手塚治虫文化賞短編賞を受賞した矢部太郎さん(右)。左は手塚治虫さんの長女・手塚るみ子さん=2018年6月7日午後7時58分、東京・築地、西岡臣撮影
第22回手塚治虫文化賞の贈呈式が7日、東京・築地の浜離宮朝日ホールであった。手塚治虫生誕90周年記念対談も開かれ、「大家さんと僕」で今年の短編賞を受賞した芸人の矢部太郎さんと、手塚治虫さんの長女・手塚るみ子さんが「治虫さんと僕」と題して語り合った。主なやりとりは以下の通り。
手塚 先ほどの贈呈式では、選考委員の漫画家・里中満智子先生が「大家さんと僕」をベタ褒めされていました。
矢部 聞いていて泣きそうになりました。
手塚 矢部さんのスピーチも感動的で、私も泣きそうになりました。緊張されました?
矢部 1人でこんなに話したの初めてです。僕にこんなに尺をくれる番組ないですし。
手塚 漫画を描くのはアシスタントなしでお一人で?
矢部 はい。
手塚 スピーチでは、手塚が才能ある若い作家に嫉妬したエピソードを披露されて、矢部さんの作品も嫉妬されたらうれしいとおっしゃっていました。私は本当に嫉妬したと思います。矢部さんの作品は、手塚のデビュー作「マアチャンの日記帳」に雰囲気が似ています。手塚が読んだら懐かしいと思いつつ「俺でも描けるよ。俺も原点に返る。まずは大家探しだ」と言い出すと思う。トキワ荘には大家さんはいたのかしら。
矢部 その作品めちゃくちゃ読みたいです。
手塚 手塚のファンクラブに入ってくださっていたとか。
矢部 僕が小6だったか中1だったかの頃です。手塚さんがお亡くなりになった後、国立近代美術館であった手塚治虫展に衝撃を受けました。
手塚 手塚作品に触れられたきっかけは?
矢部 藤子先生の「まんが道」です。それまでも「ブラック・ジャック」とかを読んでいましたが、「まんが道」を読んで手塚先生のすごさ、革新的なことがよく分かりました。

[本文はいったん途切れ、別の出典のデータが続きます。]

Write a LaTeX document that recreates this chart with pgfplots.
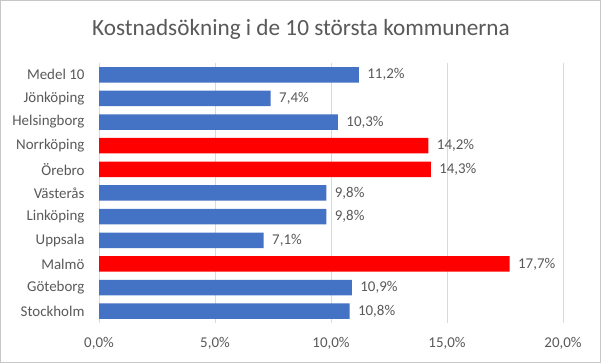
\documentclass[border=0pt]{standalone}
\usepackage{pgfplots}
\pgfplotsset{compat=1.18}
\usepackage{fontspec}
\setmainfont{Carlito}
\definecolor{barblue}{HTML}{4472C4}
\definecolor{barred}{HTML}{FF0000}
\definecolor{txtgray}{HTML}{595959}
\definecolor{gridgray}{HTML}{D9D9D9}
\begin{document}
\begin{tikzpicture}
\draw[draw=gridgray!80!gray, line width=1bp, fill=white] (0.5bp,0.5bp) rectangle (600.5bp,362.5bp);
\node[text=txtgray, font=\fontsize{23.3}{27}\selectfont] at (301bp,334bp) {Kostnadsökning i de 10 största kommunerna};
\begin{axis}[
  at={(99bp,40bp)}, anchor=south west,
  scale only axis, width=464bp, height=260bp,
  xbar, bar width=15.5bp, bar shift=0pt,
  xmin=0, xmax=20, ymin=-0.5, ymax=10.5,
  xtick={0,5,10,15,20},
  xticklabels={{0,0\%},{5,0\%},{10,0\%},{15,0\%},{20,0\%}},
  ytick={0,...,10},
  yticklabels={Stockholm,Göteborg,Malmö,Uppsala,Linköping,Västerås,Örebro,Norrköping,Helsingborg,Jönköping,Medel 10},
  xmajorgrids, major grid style={gridgray, line width=0.8bp},
  axis line style={draw=none},
  major tick length=0pt,
  tick label style={text=txtgray, font=\fontsize{15}{18}\selectfont},
  xticklabel style={yshift=-11bp},
  yticklabel style={xshift=-11bp},
  /pgf/number format/assume math mode=true,
  nodes near coords={\pgfmathprintnumber[fixed,fixed zerofill,precision=1,use comma]{\pgfplotspointmeta}\%},
  nodes near coords style={text=txtgray, font=\fontsize{15}{18}\selectfont, anchor=west, xshift=5bp},
  point meta=x,
]
\addplot[draw=none, fill=barblue] coordinates {(10.8,0) (10.9,1) (7.1,3) (9.8,4) (9.8,5) (10.3,8) (7.4,9) (11.2,10)};
\addplot[draw=none, fill=barred] coordinates {(17.7,2) (14.3,6) (14.2,7)};
\end{axis}
\end{tikzpicture}
\end{document}
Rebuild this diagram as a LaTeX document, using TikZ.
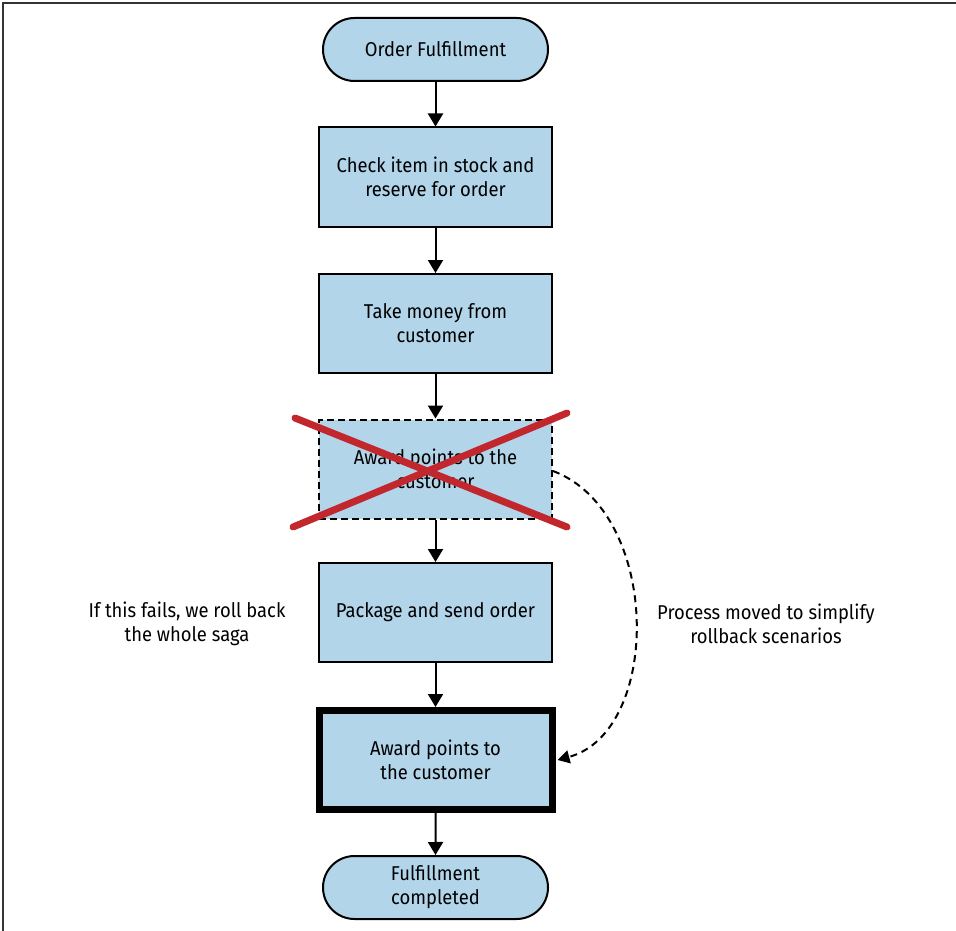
\documentclass[tikz,border=0pt]{standalone}
\usepackage{fontspec}
\setmainfont[FakeStretch=0.92]{Fira Sans}
\usetikzlibrary{shapes.misc,arrows.meta}
\definecolor{boxblue}{HTML}{B2D5EA}
\definecolor{xred}{HTML}{C1272D}
\begin{document}
\begin{tikzpicture}[x=1pt,y=-1pt,
  every node/.style={font=\fontsize{20}{24}\selectfont, align=center, inner sep=0pt},
  procbox/.style={draw=black, line width=2pt, fill=boxblue, minimum width=233pt, minimum height=99pt},
  termbox/.style={draw=black, line width=2pt, fill=boxblue, rounded rectangle, minimum width=225pt, minimum height=63pt},
  flow/.style={line width=2pt, -{Triangle[width=15pt,length=13pt]}},
  note/.style={text=black}
]
\useasboundingbox (0,0) rectangle (956,931);
\draw[line width=1.5pt, black!80] (3,931) -- (3,3) -- (956,3);

\node[termbox] (start) at (435.5,49.5) {Order Fulfillment};
\node[procbox] (check) at (435.5,177) {Check item in stock and\\reserve for order};
\node[procbox] (money) at (435.5,323.5) {Take money from\\customer};
\node[procbox, dashed, dash pattern=on 7pt off 4pt] (oldaward) at (435.5,469) {Award points to the\\customer};
\node[procbox] (pack) at (435.5,612.5) {Package and send order};
\node[procbox, line width=7pt] (award) at (435.5,760) {Award points to\\the customer};
\node[termbox] (done) at (435.5,887.5) {Fulfillment\\completed};

\draw[flow] (start) -- (check);
\draw[flow] (check) -- (money);
\draw[flow] (money) -- (oldaward);
\draw[flow] (oldaward) -- (pack);
\draw[flow] (pack) -- (award);
\draw[flow] (award) -- (done);

\draw[xred, line width=7pt, line cap=round] (295,418) -- (567,527);
\draw[xred, line width=7pt, line cap=round] (567,413) -- (293,527);

\coordinate (cstart) at ([yshift=-2pt]oldaward.east);
\coordinate (cend) at ([xshift=2pt]award.east);
\draw[line width=2pt, dashed, dash pattern=on 7pt off 5pt, -{Triangle[width=13pt,length=12pt]}]
  (cstart) .. controls (662,512) and (662,732) .. (cend);

\node[note] (lnote) at (187,624) {If this fails, we roll back\\the whole saga};
\node[note] (rnote) at (766,624) {Process moved to simplify\\rollback scenarios};
\end{tikzpicture}
\end{document}
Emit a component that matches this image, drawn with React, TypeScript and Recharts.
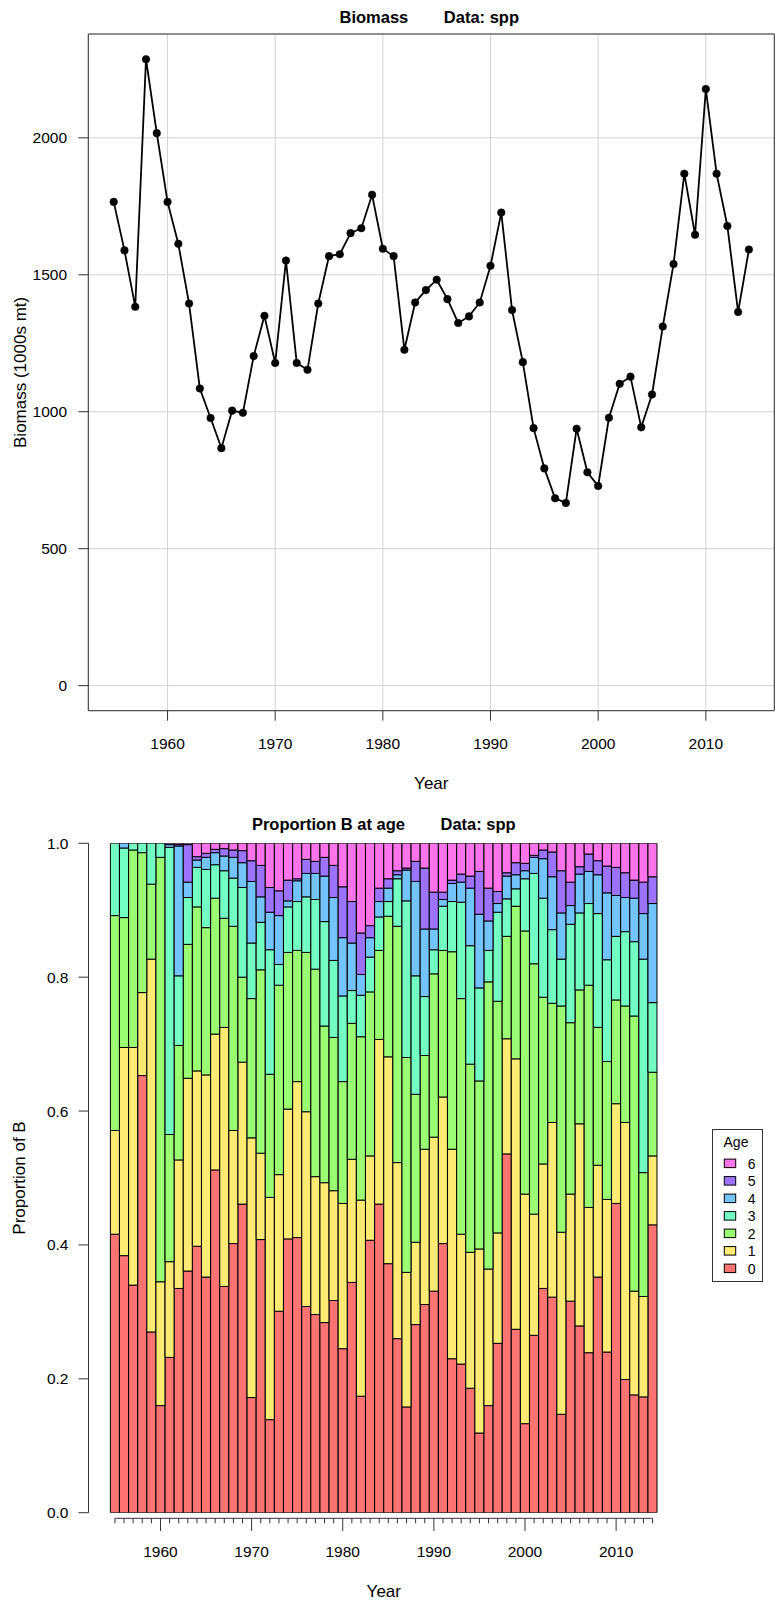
import React from 'react';
import {
  LineChart,
  Line,
  XAxis,
  YAxis,
  CartesianGrid,
  ReferenceArea,
  ReferenceLine,
  BarChart,
  Bar,
  Legend,
} from 'recharts';

const FONT = '"Liberation Sans", Arial, Helvetica, sans-serif';

// ---------- data ----------
const years = [
  1955, 1956, 1957, 1958, 1959, 1960, 1961, 1962, 1963, 1964,
  1965, 1966, 1967, 1968, 1969, 1970, 1971, 1972, 1973, 1974,
  1975, 1976, 1977, 1978, 1979, 1980, 1981, 1982, 1983, 1984,
  1985, 1986, 1987, 1988, 1989, 1990, 1991, 1992, 1993, 1994,
  1995, 1996, 1997, 1998, 1999, 2000, 2001, 2002, 2003, 2004,
  2005, 2006, 2007, 2008, 2009, 2010, 2011, 2012, 2013, 2014,
];

const biomass = [
  1766, 1589, 1383, 2287, 2017, 1766, 1613, 1395, 1085, 977,
  867, 1004, 996, 1203, 1350, 1178, 1552, 1178, 1153, 1395,
  1568, 1575, 1652, 1670, 1792, 1595, 1568, 1226, 1399, 1444,
  1482, 1411, 1324, 1348, 1399, 1533, 1727, 1371, 1181, 940,
  793, 684, 667, 938, 779, 729, 978, 1102, 1128, 943,
  1063, 1311, 1539, 1869, 1646, 2178, 1869, 1678, 1364, 1592,
];

const age0 = [
  .416, .384, .340, .653, .270, .160, .232, .335, .361, .398,
  .352, .512, .338, .402, .461, .172, .408, .139, .301, .409,
  .411, .308, .296, .284, .317, .245, .344, .174, .407, .461,
  .372, .260, .158, .281, .311, .331, .402, .230, .222, .186,
  .119, .160, .253, .536, .274, .133, .265, .335, .322, .147,
  .316, .279, .239, .352, .240, .462, .199, .176, .173, .430,
];
const age1 = [
  .155, .311, .355, .124, .557, .185, .143, .192, .288, .262,
  .302, .203, .387, .169, .212, .388, .129, .332, .204, .194,
  .233, .291, .206, .209, .164, .217, .184, .293, .126, .246,
  .309, .263, .201, .123, .232, .230, .219, .313, .194, .203,
  .275, .204, .165, .172, .404, .343, .181, .186, .261, .272,
  .160, .302, .217, .167, .228, .149, .384, .155, .150, .103,
];
const age2 = [
  .321, .194, .295, .209, .112, .634, .190, .171, .200, .245,
  .220, .203, .163, .305, .127, .208, .274, .184, .283, .234,
  .196, .238, .310, .234, .229, .182, .203, .244, .245, .133,
  .210, .353, .321, .221, .140, .244, .219, .295, .352, .281,
  .251, .429, .346, .153, .228, .393, .374, .249, .178, .338,
  .256, .200, .332, .206, .206, .155, .174, .411, .185, .125,
];
const age3 = [
  .108, .104, .010, .014, .061, .021, .429, .104, .070, .059,
  .087, .050, .071, .072, .134, .083, .071, .186, .031, .068,
  .073, .083, .104, .156, .115, .128, .049, .062, .052, .050,
  .022, .071, .234, .177, .088, .036, .066, .075, .144, .177,
  .139, .047, .133, .056, .026, .078, .135, .148, .110, .070,
  .147, .115, .122, .170, .152, .095, .111, .111, .319, .104,
];
const age4 = [
  0, .007, 0, 0, 0, 0, .004, .194, .023, .011,
  .018, .018, .022, .031, .037, .092, .038, .056, .073, .009,
  .031, .035, .039, .068, .094, .087, .071, .031, .029, .023,
  .020, .006, .046, .141, .101, .031, .010, .027, .030, .086,
  .110, .044, .013, .034, .021, .012, .024, .059, .079, .069,
  .028, .058, .048, .058, .100, .061, .051, .065, .068, .148,
];
const age5 = [
  0, 0, 0, 0, 0, 0, .002, .002, .056, .005,
  .006, .005, .011, .011, .018, .031, .047, .037, .037, .031,
  .003, .021, .018, .028, .048, .076, .062, .062, .018, .020,
  .014, .006, .003, .030, .091, .055, .011, .005, .012, .018,
  .064, .049, .018, .005, .018, .011, .003, .013, .037, .063,
  .035, .011, .026, .021, .040, .042, .037, .027, .047, .040,
];
const age6 = [
  0, 0, 0, 0, 0, 0, 0, .002, .002, .020,
  .015, .009, .008, .010, .011, .026, .033, .066, .071, .055,
  .053, .024, .027, .021, .033, .065, .087, .134, .123, .067,
  .053, .041, .037, .027, .037, .073, .073, .055, .046, .049,
  .042, .067, .072, .044, .029, .030, .018, .010, .013, .041,
  .058, .035, .016, .026, .034, .036, .044, .055, .058, .050,
];

const ageLabels = ['0', '1', '2', '3', '4', '5', '6'];
const ageColors = ['#FF7373', '#FFEB73', '#9BFF73', '#73FFC3', '#73C3FF', '#9B73FF', '#FF73EB'];

const xTicksTop = [1960, 1970, 1980, 1990, 2000, 2010];
const yTicksTop = [0, 500, 1000, 1500, 2000];
const yTicksBottom = [0, 0.2, 0.4, 0.6, 0.8, 1.0];

const ageSeries = [age0, age1, age2, age3, age4, age5, age6];

const lineData = years.map((y, i) => ({ year: y, biomass: biomass[i] }));
const barData = years.map((y, i) => {
  const row: Record<string, number> = { year: y };
  ageSeries.forEach((s, k) => {
    row['a' + k] = s[i];
  });
  return row;
});

// ---------- helpers ----------
const YearTick = (props: any) => {
  const { x, y, payload } = props;
  const v = payload.value;
  const major = v % 10 === 0;
  return (
    <g>
      <line x1={x} x2={x} y1={y} y2={y + (major ? 12.7 : 5)} stroke="#333" strokeWidth={1} />
      {major && (
        <text x={x} y={y + 38.4} textAnchor="middle" fontSize={15.5} fontFamily={FONT} fill="#000">
          {v}
        </text>
      )}
    </g>
  );
};

const renderLegend = (props: any) => {
  let items: { value: string; color: string }[] = (props && props.payload ? props.payload : []).map(
    (p: any) => ({ value: String(p.value), color: p.color })
  );
  if (!items.length) items = ageLabels.map((l, k) => ({ value: l, color: ageColors[k] }));
  items = items.slice().reverse();
  return (
    <svg width={52} height={155} style={{ display: 'block', overflow: 'visible' }}>
      <rect x={0.5} y={0.5} width={50} height={152} fill="#fff" stroke="#333" strokeWidth={1} />
      <text x={24} y={17.7} textAnchor="middle" fontSize={14} fontFamily={FONT} fill="#000">
        Age
      </text>
      {items.map((it, k) => (
        <g key={k}>
          <rect
            x={12.3}
            y={34.3 + 17.5 * k - 4.2}
            width={11.4}
            height={8.5}
            fill={it.color}
            stroke="#000"
            strokeWidth={1}
          />
          <text
            x={39.7}
            y={34.3 + 17.5 * k + 5.2}
            textAnchor="middle"
            fontSize={14}
            fontFamily={FONT}
            fill="#000"
          >
            {it.value}
          </text>
        </g>
      ))}
    </svg>
  );
};

const tickStyle = { fontSize: 15.5, fill: '#000', fontFamily: FONT };

export default function App() {
  return (
    <div style={{ position: 'absolute', left: 0, top: 0, width: 775, height: 1600, background: '#fff' }}>
      {/* Top: biomass line chart */}
      <div style={{ position: 'absolute', left: 0, top: 0 }}>
        <LineChart
          width={775}
          height={800}
          data={lineData}
          margin={{ top: 34, right: 0.7, bottom: 0, left: 0 }}
        >
          <CartesianGrid stroke="#d3d3d3" strokeWidth={1} />
          <XAxis
            dataKey="year"
            type="number"
            domain={[1952.64, 2016.36]}
            allowDataOverflow
            ticks={xTicksTop}
            interval={0}
            height={89.3}
            tickSize={10}
            tickMargin={17}
            axisLine={false}
            tickLine={{ stroke: '#333' }}
            tick={tickStyle}
          />
          <YAxis
            type="number"
            domain={[-91.5, 2379]}
            allowDataOverflow
            ticks={yTicksTop}
            interval={0}
            width={88.3}
            tickSize={10}
            tickMargin={11.3}
            axisLine={false}
            tickLine={{ stroke: '#333' }}
            tick={tickStyle}
          />
          <ReferenceArea
            x1={1952.64}
            x2={2016.36}
            y1={-91.5}
            y2={2379}
            fill="none"
            fillOpacity={0}
            stroke="#333"
            strokeWidth={1}
            ifOverflow="visible"
          />
          <Line
            dataKey="biomass"
            type="linear"
            stroke="#000"
            strokeWidth={1.8}
            dot={{ r: 3.8, fill: '#000', stroke: '#000', strokeWidth: 0.5 }}
            activeDot={false}
            isAnimationActive={false}
          />
        </LineChart>
      </div>

      {/* Bottom: proportion at age stacked bars */}
      <div style={{ position: 'absolute', left: 0, top: 800 }}>
        <BarChart
          width={775}
          height={800}
          data={barData}
          margin={{ top: 43.3, right: 96, bottom: 0, left: 0 }}
          barCategoryGap={0}
          barGap={0}
        >
          <XAxis
            xAxisId="num"
            dataKey="year"
            type="number"
            domain={[1952.1, 2016.9]}
            allowDataOverflow
            ticks={years}
            interval={0}
            height={81.7}
            tickSize={0}
            tickMargin={0}
            axisLine={false}
            tickLine={false}
            tick={(p: any) => <YearTick {...p} />}
          />
          <XAxis
            xAxisId="cat"
            dataKey="year"
            type="category"
            hide
            height={0}
            padding={{ left: 21.9, right: 21.9 }}
          />
          <YAxis
            type="number"
            domain={[0, 1]}
            allowDataOverflow
            ticks={yTicksBottom}
            interval={0}
            width={88.5}
            padding={{ top: 0, bottom: 5.6 }}
            tickSize={10}
            tickMargin={10}
            axisLine={false}
            tickLine={{ stroke: '#333' }}
            tick={tickStyle}
            tickFormatter={(v: number) => v.toFixed(1)}
          />
          {ageSeries.map((_, k) => (
            <Bar
              key={k}
              xAxisId="cat"
              dataKey={'a' + k}
              name={ageLabels[k]}
              stackId="age"
              fill={ageColors[k]}
              stroke="#000"
              strokeWidth={1}
              isAnimationActive={false}
            />
          ))}
          <ReferenceLine
            xAxisId="num"
            segment={[
              { x: 1952.1, y: 0 },
              { x: 1952.1, y: 1 },
            ]}
            stroke="#333"
            strokeWidth={1}
            ifOverflow="visible"
          />
          <ReferenceLine
            xAxisId="num"
            segment={[
              { x: 1955, y: -0.00837 },
              { x: 2014, y: -0.00837 },
            ]}
            stroke="#333"
            strokeWidth={1}
            ifOverflow="visible"
          />
          <Legend
            layout="horizontal"
            align="center"
            verticalAlign="middle"
            wrapperStyle={{ position: 'absolute', left: 712, top: 329, width: 52, height: 155 }}
            content={renderLegend}
          />
        </BarChart>
      </div>

      {/* Titles and axis titles */}
      <svg
        width={775}
        height={1600}
        style={{ position: 'absolute', left: 0, top: 0, pointerEvents: 'none' }}
      >
        <g fontFamily={FONT} fill="#000">
          <text x={408.3} y={22.5} textAnchor="end" fontSize={16.5} fontWeight="bold">
            Biomass
          </text>
          <text x={443.8} y={22.5} textAnchor="start" fontSize={16.5} fontWeight="bold">
            Data: spp
          </text>
          <text x={431.3} y={789.3} textAnchor="middle" fontSize={17}>
            Year
          </text>
          <text transform="translate(25.5,372.4) rotate(-90)" textAnchor="middle" fontSize={17}>
            Biomass (1000s mt)
          </text>
          <text x={405} y={830} textAnchor="end" fontSize={16.5} fontWeight="bold">
            Proportion B at age
          </text>
          <text x={440.5} y={830} textAnchor="start" fontSize={16.5} fontWeight="bold">
            Data: spp
          </text>
          <text x={383.8} y={1596.7} textAnchor="middle" fontSize={17}>
            Year
          </text>
          <text transform="translate(25.2,1178) rotate(-90)" textAnchor="middle" fontSize={17}>
            Proportion of B
          </text>
        </g>
      </svg>
    </div>
  );
}
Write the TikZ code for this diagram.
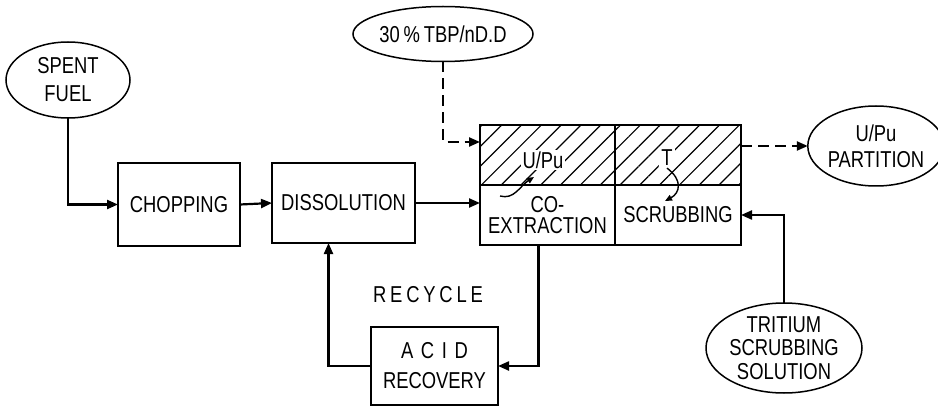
\documentclass[tikz,border=0pt]{standalone}
\usepackage{fontspec}
\setmainfont{Liberation Sans}[FakeStretch=0.8]
\usetikzlibrary{shapes.geometric,arrows.meta,patterns.meta}
\begin{document}
\begin{tikzpicture}[x=1pt,y=-1pt,
  font=\fontsize{23}{27}\selectfont,
  boxnode/.style={draw,line width=1.5pt,rectangle,inner sep=0pt,outer sep=0pt,align=center},
  ellnode/.style={draw,line width=1.5pt,ellipse,inner sep=0pt,outer sep=0pt,align=center},
  hatched/.style={pattern={Lines[angle=45,distance=14pt,line width=1.2pt]}},
  flow/.style={line width=2.2pt,-{Triangle[length=11pt,width=9pt]}},
  dflow/.style={flow,dash pattern=on 11pt off 6pt},
  curl/.style={line width=1.4pt,-{Triangle[length=7pt,width=6pt]}}
]
\useasboundingbox (0,0) rectangle (938,409);

\node[ellnode,minimum width=124pt,minimum height=76pt,font=\fontsize{23}{28}\selectfont] (spent) at (68,80) {SPENT\\FUEL};
\node[boxnode,minimum width=122pt,minimum height=83pt] (chop) at (179,204.5) {CHOPPING};
\node[boxnode,minimum width=143pt,minimum height=80pt] (diss) at (343.5,203) {DISSOLUTION};
\node[boxnode,hatched,minimum width=135pt,minimum height=60pt] (coup) at (547.5,155) {};
\node[boxnode,minimum width=135pt,minimum height=60pt,font=\fontsize{23}{21}\selectfont] (colow) at (547.5,215) {CO-\\EXTRACTION};
\node[boxnode,hatched,minimum width=126pt,minimum height=60pt] (scup) at (678,155) {};
\node[boxnode,minimum width=126pt,minimum height=60pt] (sclow) at (678,215) {SCRUBBING};
\node[boxnode,minimum width=127pt,minimum height=78pt,font=\fontsize{23}{30}\selectfont] (acid) at (434.5,366) {A\,\,C\,\,I\,\,D\\RECOVERY};
\node[ellnode,minimum width=170pt,minimum height=55pt] (tbp) at (443,34) {30\,\%\,TBP/nD.D};
\node[ellnode,minimum width=122pt,minimum height=80pt,font=\fontsize{23}{26}\selectfont] (part) at (876,146) {U/Pu\\PARTITION};
\node[ellnode,minimum width=156pt,minimum height=90pt,font=\fontsize{23}{23.5}\selectfont] (trit) at (784,348) {TRITIUM\\SCRUBBING\\SOLUTION};
\node (recycle) at (428,295) {R\,E\,C\,Y\,C\,L\,E};

\node[fill=white,inner sep=2pt] (upu) at (543,160) {U/Pu};
\node[fill=white,inner sep=2pt] (tlab) at (667,158) {T};

\draw[flow] (spent.south) |- (chop.west);
\draw[flow] (chop.east) -- (diss.west);
\draw[flow] (diss.east) -- (diss.east -| colow.west);
\draw[dflow] (tbp.south) |- ([yshift=13pt]coup.west);
\draw[dflow] (scup.east |- part.west) -- (part.west);
\draw[flow] (trit.north) |- (sclow.east);
\draw[flow] ([xshift=-9pt]colow.south) |- (acid.east);
\draw[flow] (acid.west) -| ([xshift=-15pt]diss.south);

\draw[curl] (500,196) .. controls (514,200) and (520,186) .. (534,177);
\draw[curl] (tlab.south) .. controls (683,180) and (680,193) .. (665,201);
\end{tikzpicture}
\end{document}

手塚 矢部さんの世代は藤子先生経由で手塚を知ってくださる方が多く、藤子先生には頭が上がりません。手塚作品で特にお好きなのはありますか?
矢部 「火の鳥」です。これも僕の世代の「あるある」だと思うのですが、学校の図書室に置いてある唯一の漫画が「火の鳥」。僕、図書室に逃げ込むところがあったのですが、「火の鳥」を読むと今の悩みはどうでもいいと思わせてくれるというか。幅広い世界観が、当時子どもだった僕にも分かるように描かれているのがすごいなと。
手塚 小さい頃から漫画を描いたりも?
矢部 手塚先生の「マンガの描き方」を読んで、Gペンやケント紙をそろえたりもしたのですが、「激ムズ」で全然描けませんでした。読むだけでした。
手塚 「大家さんと僕」で印象的なのは、大家さんと一緒に車で新宿伊勢丹に向かう途中、大家さんから「この道は昔は滑走路だった」と聞いて車がフワッと浮き上がる。それまではリアルな話を描いているのに、急に空想の世界になったのがすごく刺さりました。後でお父様が絵本作家でいらしたと聞いて、ファンタジーを描けるのかなと思いました。
矢部 絵はやっぱり身近でしたね。家にはアトリエがあり、紙や絵の具もいっぱいあったので。お父さんがアトリエで描いている時や編集の方と話している時に、隣にいたりもしました。
手塚 うちは母が「邪魔しちゃだめよ」と。私は父がどうやって描いているのかをあまり知らないで育ちました。日常に絵が存在したんですね。今回受賞されて、お父様はなんとおっしゃってました?
矢部 「脱力感がいいね」って。
手塚 漫画家としてこれから描かれてみたいことは。
矢部 大家さんのことをもっと知りたいですね。
手塚 すごく愛を持ってらっしゃる。これからもたくさん漫画を描いていただきたいと思います。もちろん芸人としても頑張って頂きたいんですけど。今日はありがとうございました。
矢部 ありがとうございました。